Guilherme Zanin, analista de investimentos da Avenue, concorda que o mercado não esperava pela retração em assinantes, mas pontua que o crescimento na América Latina indica forte movimento da empresa no continente — mas isso não foi suficiente para agradar os investidores. "No longo prazo, é algo bem negativo para os próximos anos", aponta.
A queda de usuários da empresa também afetou rivais globais do serviço de streaming no pós-mercado desta terça-feira. O maior concorrente da Netflix, o Disney+, registrou uma queda de aproximadamente 4,8% nas ações. Outras companhias também viram os papéis variarem: a Roku teve baixa de 6,5% e a recém-integrada Warner Bros Discovery caiu cerca de 4,7%.
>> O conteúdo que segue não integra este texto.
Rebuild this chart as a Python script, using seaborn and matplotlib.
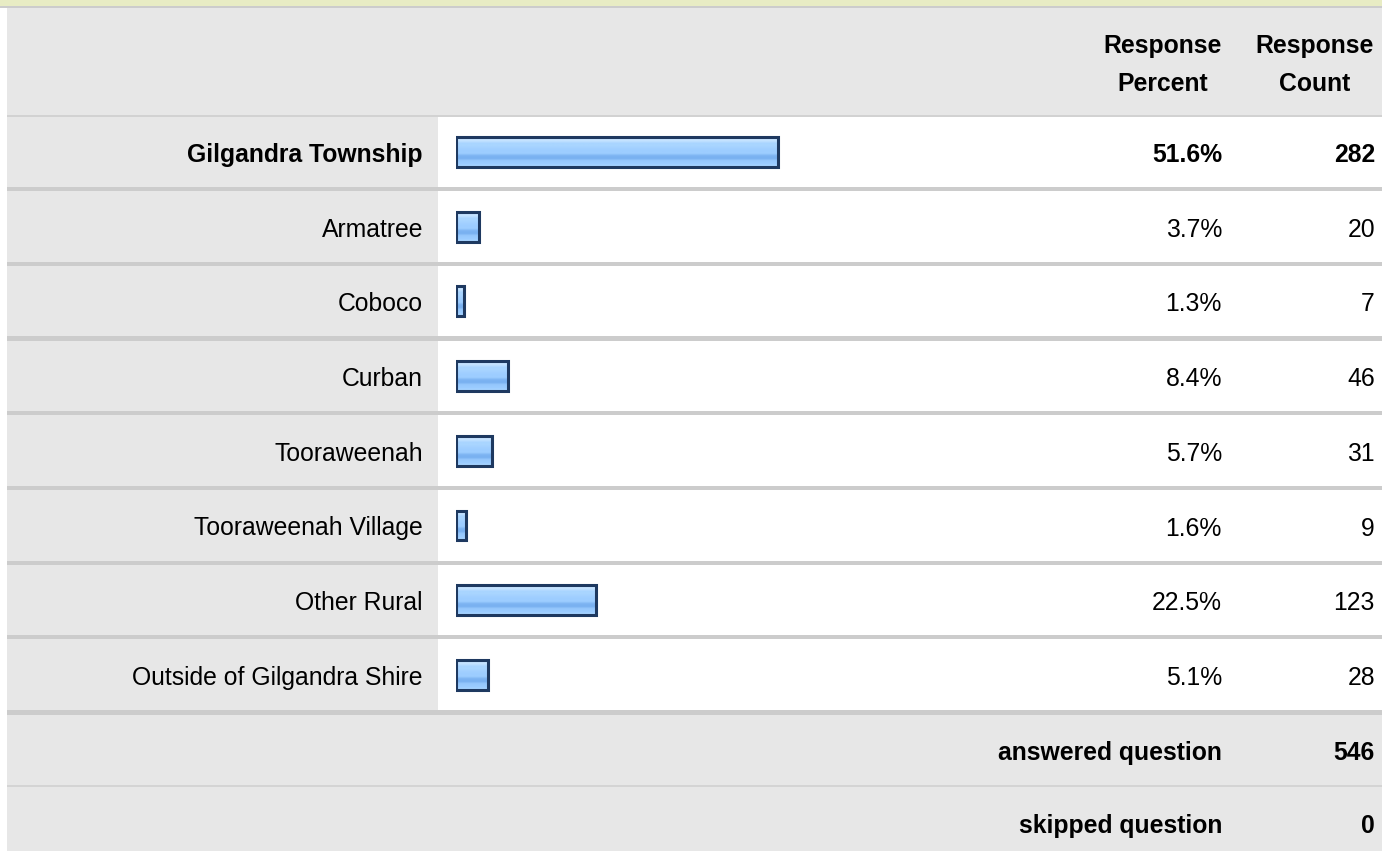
import numpy as np
import matplotlib
matplotlib.use("Agg")
import matplotlib.pyplot as plt
import seaborn as sns
from matplotlib.patches import Rectangle
from matplotlib.colors import to_rgb

# ==========================================================
# DATA
# ==========================================================

locations = [
    "Gilgandra Township",
    "Armatree",
    "Coboco",
    "Curban",
    "Tooraweenah",
    "Tooraweenah Village",
    "Other Rural",
    "Outside of Gilgandra Shire",
]
percents = [51.6, 3.7, 1.3, 8.4, 5.7, 1.6, 22.5, 5.1]
counts = [282, 20, 7, 46, 31, 9, 123, 28]
header_cols = ["Response\nPercent", "Response\nCount"]
answered = 546
skipped = 0

# ==========================================================
# STYLE
# ==========================================================

sns.set_style("white")
plt.rcParams["font.family"] = ["Liberation Sans", "DejaVu Sans"]
plt.rcParams["text.color"] = "black"

W, H = 1382, 851
FS = 17.8
GRAY = "#e7e7e7"
LINE = "#cccccc"

fig = plt.figure(figsize=(W / 100, H / 100), dpi=100)

# background axes in pixel coordinates
bg = fig.add_axes([0, 0, 1, 1])
bg.set_xlim(0, W)
bg.set_ylim(H, 0)
bg.axis("off")


def box(x0, y0, x1, y1, color):
    bg.add_patch(Rectangle((x0, y0), x1 - x0, y1 - y0, color=color, lw=0))


def txt(x, y, s, bold=False, ha="right"):
    bg.text(x, y, s, ha=ha, va="baseline", fontsize=FS,
            fontweight="bold" if bold else "normal", color="black")


PITCH = 74.7
ROW0 = 152.0
centers = [ROW0 + i * PITCH for i in range(len(locations))]

# top strip + header
box(0, 0, W, 6, "#e8ecc4")
box(0, 6, W, 8, LINE)
box(7, 8, W, 115, GRAY)
box(7, 115, W, 117, "#d2d2d2")

# body rows
for i, c in enumerate(centers):
    top = 117 if i == 0 else c - 35.5
    bottom = c + 35
    box(7, top, 438, bottom, GRAY)
    box(438, top, W, bottom, "white")
    box(7, bottom, W, bottom + 5, LINE)

# footer rows
foot_top = centers[-1] + 40
box(7, foot_top, W, 785, GRAY)
box(7, 785, W, 787, "#d4d4d4")
box(7, 787, W, H, GRAY)

# header text
for label, xc in zip(header_cols, [1163, 1315]):
    l1, l2 = label.split("\n")
    txt(xc, 53, l1, bold=True, ha="center")
    txt(xc, 91, l2, bold=True, ha="center")

# row text
for i, (lab, p, n) in enumerate(zip(locations, percents, counts)):
    base = centers[i] + 10
    txt(423, base, lab, bold=(i == 0))
    txt(1222, base, f"{p:.1f}%", bold=(i == 0))
    txt(1375, base, f"{n}", bold=(i == 0))

txt(1222, 760, "answered question", bold=True)
txt(1375, 760, f"{answered}", bold=True)
txt(1222, 833, "skipped question", bold=True)
txt(1375, 833, f"{skipped}", bold=True)

# ==========================================================
# BARS
# ==========================================================

bar_left, bar_w = 456, 624
band_top = ROW0 - PITCH / 2
band_h = PITCH * len(locations)
bar_ax = fig.add_axes([bar_left / W, 1 - (band_top + band_h) / H, bar_w / W, band_h / H])
bar_ax.patch.set_alpha(0)

sns.barplot(x=percents, y=locations, orient="h", ax=bar_ax, color="#9dcdff",
            width=0.40, edgecolor="#1e3960", linewidth=2.2, saturation=1)

# gradient fill like the survey tool's glossy bars
stops = ["#c4e2ff", "#c4e2ff", "#a9d5ff", "#a9d5ff", "#a2d0ff", "#9dcdff",
         "#9dcdff", "#7db4f2", "#78b0f0", "#96c8fd", "#99cbff", "#a6d3ff"]
grad = np.array([to_rgb(c) for c in stops])[:, None, :]
for patch in bar_ax.patches:
    bb = patch.get_bbox()
    im = bar_ax.imshow(grad, extent=(bb.x0, bb.x1, bb.y1, bb.y0), origin="upper",
                       aspect="auto", interpolation="bilinear", zorder=1)
    im.set_clip_path(patch)
    patch.set_facecolor("none")
    patch.set_zorder(3)

bar_ax.set_xlim(0, 100)
bar_ax.set_ylim(len(locations) - 0.5, -0.5)
bar_ax.axis("off")

fig.savefig("out.png", dpi=100)
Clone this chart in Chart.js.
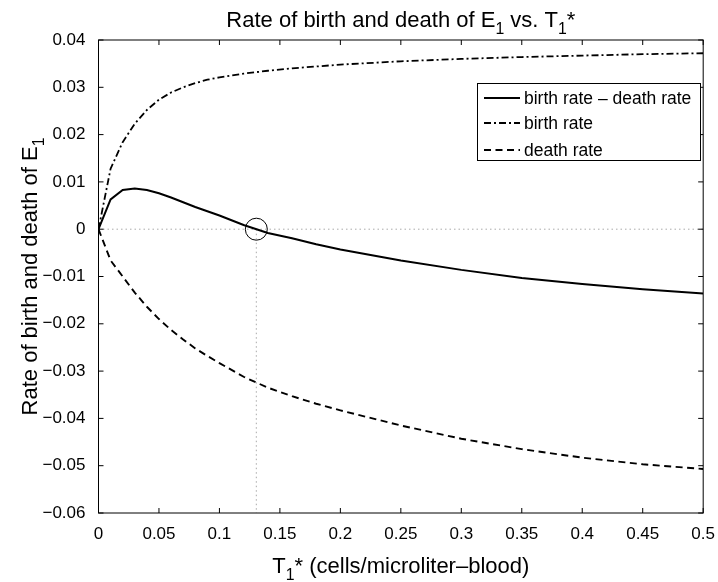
<!DOCTYPE html>
<html><head><meta charset="utf-8">
<script src="https://cdn.jsdelivr.net/npm/chart.js@4/dist/chart.umd.min.js"></script>
<style>html,body{margin:0;padding:0;background:#fff;}#wrap{width:718px;height:582px;}</style>
</head><body><div id="wrap"><canvas id="c" width="718" height="582"></canvas></div>
<script>
// ---- data ----
const tValues   = [0, 0.01, 0.02, 0.03, 0.04, 0.05, 0.06, 0.07, 0.08, 0.09, 0.10, 0.12, 0.14, 0.16, 0.18, 0.20, 0.25, 0.30, 0.35, 0.40, 0.45, 0.50];
const netRate   = [0, 0.0063, 0.0083, 0.0086, 0.0083, 0.0076, 0.0067, 0.0057, 0.0047, 0.0038, 0.0029, 0.0009, -0.0008, -0.0019, -0.0032, -0.0043, -0.0066, -0.0086, -0.0103, -0.0116, -0.0127, -0.0136];
const birthRate = [0, 0.0128, 0.0184, 0.0223, 0.0252, 0.0274, 0.0289, 0.0300, 0.0309, 0.0316, 0.0321, 0.0329, 0.0335, 0.0340, 0.0344, 0.0348, 0.0355, 0.0360, 0.0364, 0.0367, 0.0370, 0.0372];
const deathRate = [0, -0.0066, -0.0100, -0.0134, -0.0164, -0.0190, -0.0213, -0.0233, -0.0252, -0.0268, -0.0283, -0.0312, -0.0335, -0.0353, -0.0369, -0.0383, -0.0415, -0.0443, -0.0465, -0.0483, -0.0497, -0.0507];
const seriesLabels = ['birth rate \u2013 death rate', 'birth rate', 'death rate'];
const crossingT = 0.1305;
const xTicks = [0, 0.05, 0.1, 0.15, 0.2, 0.25, 0.3, 0.35, 0.4, 0.45, 0.5];
const xTickLabels = ['0', '0.05', '0.1', '0.15', '0.2', '0.25', '0.3', '0.35', '0.4', '0.45', '0.5'];
const yTicks = [-0.06, -0.05, -0.04, -0.03, -0.02, -0.01, 0, 0.01, 0.02, 0.03, 0.04];
const yTickLabels = ['\u22120.06', '\u22120.05', '\u22120.04', '\u22120.03', '\u22120.02', '\u22120.01', '0', '0.01', '0.02', '0.03', '0.04'];
const titleParts = [['Rate of birth and death of E', 0], ['1', 1], [' vs. T', 0], ['1', 1], ['*', 0]];
const xTitleParts = [['T', 0], ['1', 1], ['* (cells/microliter\u2013blood)', 0]];
const yTitleParts = [['Rate of birth and death of E', 0], ['1', 1]];

const FONT = '"Liberation Sans", Arial, Helvetica, sans-serif';
const pts = (ys) => tValues.map((t, i) => ({x: t, y: ys[i]}));

function richWidth(ctx, parts, size) {
  let w = 0;
  for (const [t, sub] of parts) { ctx.font = (sub ? size * 0.72 : size) + 'px ' + FONT; w += ctx.measureText(t).width; }
  return w;
}
function drawRich(ctx, parts, x, y, size) {
  let w = richWidth(ctx, parts, size);
  let cx = x - w / 2;
  ctx.textAlign = 'left'; ctx.textBaseline = 'alphabetic'; ctx.fillStyle = '#000';
  for (const [t, sub] of parts) {
    ctx.font = (sub ? size * 0.72 : size) + 'px ' + FONT;
    ctx.fillText(t, cx, y + (sub ? size * 0.32 : 0));
    cx += ctx.measureText(t).width;
  }
}

const framePlugin = {
  id: 'frame',
  afterDraw(chart) {
    const ctx = chart.ctx, a = chart.chartArea, xs = chart.scales.x, ys = chart.scales.y;
    ctx.save();
    ctx.strokeStyle = '#000'; ctx.lineWidth = 1; ctx.setLineDash([]);
    ctx.strokeRect(a.left, a.top, a.right - a.left, a.bottom - a.top);
    const L = 5;
    ctx.beginPath();
    xTicks.forEach(v => { const p = xs.getPixelForValue(v); ctx.moveTo(p, a.bottom); ctx.lineTo(p, a.bottom - L); ctx.moveTo(p, a.top); ctx.lineTo(p, a.top + L); });
    yTicks.forEach(v => { const p = ys.getPixelForValue(v); ctx.moveTo(a.left, p); ctx.lineTo(a.left + L, p); ctx.moveTo(a.right, p); ctx.lineTo(a.right - L, p); });
    ctx.stroke();

    // legend
    const lx = 477, ly = 83, lw = 223, lh = 77;
    ctx.fillStyle = '#fff'; ctx.fillRect(lx, ly, lw, lh);
    ctx.strokeStyle = '#000'; ctx.lineWidth = 1; ctx.strokeRect(lx + 0.5, ly + 0.5, lw, lh);
    const rows = [98, 123, 150];
    for (let i = 0; i < 3; i++) {
      const ds = chart.data.datasets[i];
      ctx.strokeStyle = ds.borderColor; ctx.lineWidth = ds.borderWidth; ctx.setLineDash(ds.borderDash || []);
      ctx.beginPath(); ctx.moveTo(484, rows[i]); ctx.lineTo(520, rows[i]); ctx.stroke();
      ctx.setLineDash([]);
      ctx.fillStyle = '#000'; ctx.font = '17.5px ' + FONT; ctx.textAlign = 'left'; ctx.textBaseline = 'middle';
      ctx.fillText(ds.label, 524, rows[i] + 1);
    }

    // titles
    const cxp = (a.left + a.right) / 2;
    drawRich(ctx, titleParts, cxp, 27, 22);
    drawRich(ctx, xTitleParts, cxp, 573, 22);
    ctx.save();
    ctx.translate(37, (a.top + a.bottom) / 2);
    ctx.rotate(-Math.PI / 2);
    drawRich(ctx, yTitleParts, 0, 0, 22);
    ctx.restore();
    ctx.restore();
  }
};

new Chart(document.getElementById('c'), {
  type: 'scatter',
  data: {
    datasets: [
      { label: seriesLabels[0], data: pts(netRate), showLine: true, borderColor: '#000', borderWidth: 2, pointRadius: 0, order: 0 },
      { label: seriesLabels[1], data: pts(birthRate), showLine: true, borderColor: '#000', borderWidth: 1.8, borderDash: [7, 3, 2, 3], pointRadius: 0, order: 1 },
      { label: seriesLabels[2], data: pts(deathRate), showLine: true, borderColor: '#000', borderWidth: 1.9, borderDash: [7, 4.5], pointRadius: 0, order: 2 },
      { label: 'zero', data: [{x: xTicks[0], y: 0}, {x: xTicks[xTicks.length - 1], y: 0}], showLine: true, borderColor: '#aaaaaa', borderWidth: 1, borderDash: [1.5, 3], pointRadius: 0, order: 10 },
      { label: 'crossing', data: [{x: crossingT, y: 0}, {x: crossingT, y: yTicks[0]}], showLine: true, borderColor: '#aaaaaa', borderWidth: 1, borderDash: [1.5, 3], pointRadius: 0, order: 10 },
      { label: 'marker', data: [{x: crossingT, y: 0}], showLine: false, pointRadius: 11, pointStyle: 'circle', borderColor: '#000', borderWidth: 1, backgroundColor: 'rgba(0,0,0,0)', order: 5 }
    ]
  },
  options: {
    responsive: false, animation: false, devicePixelRatio: 1,
    layout: { padding: { left: 0, top: 40, right: 13, bottom: 0 } },
    plugins: { legend: { display: false }, title: { display: false }, tooltip: { enabled: false } },
    scales: {
      x: {
        type: 'linear', min: 0, max: 0.5,
        afterBuildTicks: s => { s.ticks = xTicks.map(v => ({value: v})); },
        afterFit: s => { s.height = 69; },
        grid: { display: false }, border: { display: false },
        ticks: { autoSkip: false, maxRotation: 0, padding: 3, color: '#000', font: { family: FONT, size: 17 },
          callback: v => xTickLabels[xTicks.findIndex(t => Math.abs(t - v) < 1e-9)] }
      },
      y: {
        type: 'linear', min: -0.06, max: 0.04,
        afterBuildTicks: s => { s.ticks = yTicks.map(v => ({value: v})); },
        afterFit: s => { s.width = 98.5; },
        grid: { display: false }, border: { display: false },
        ticks: { autoSkip: false, padding: 5, color: '#000', font: { family: FONT, size: 17 },
          callback: v => yTickLabels[yTicks.findIndex(t => Math.abs(t - v) < 1e-9)] }
      }
    }
  },
  plugins: [framePlugin]
});
</script></body></html>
A última vez que a Netflix registrou queda no número de assinantes foi em outubro de 2011, quando o negócio de aluguel de DVDs da empresa começava a se tornar decadente - na época, a maioria dos usuários do serviço ainda se concentrava nos Estados Unidos. Na ocasião, a Netflix anunciou uma alta no valor da sua assinatura e desmembrou os serviços até então existentes na plataforma: o streaming e a entrega de DVDs pelo correio, acabando com a “venda casada” desses dois serviços. As mudanças desagradaram parte dos usuários e levaram a uma perda de mais de 800 mil assinantes da empresa nos EUA.
Streaming em baixa
Os serviços de streaming não são a única forma de entretenimento que disputa o tempo dos consumidores. A última pesquisa Digital Media Trends da Deloitte, divulgada no final de março, revelou que a Geração Z, aqueles consumidores de 14 a 25 anos, passam mais tempo jogando do que assistindo filmes ou séries de televisão em casa, ou até ouvindo música.
A maioria dos consumidores da Geração Z e Millennial entrevistados disseram que passam mais tempo assistindo a vídeos criados por usuários, como os do TikTok e do YouTube, do que assistindo a filmes ou programas em um serviço de streaming.
A Netflix, reconhecendo a mudança nos hábitos de entretenimento do consumidor, começou a investir em jogos, mas isso ainda não contribui materialmente para a receita da empresa.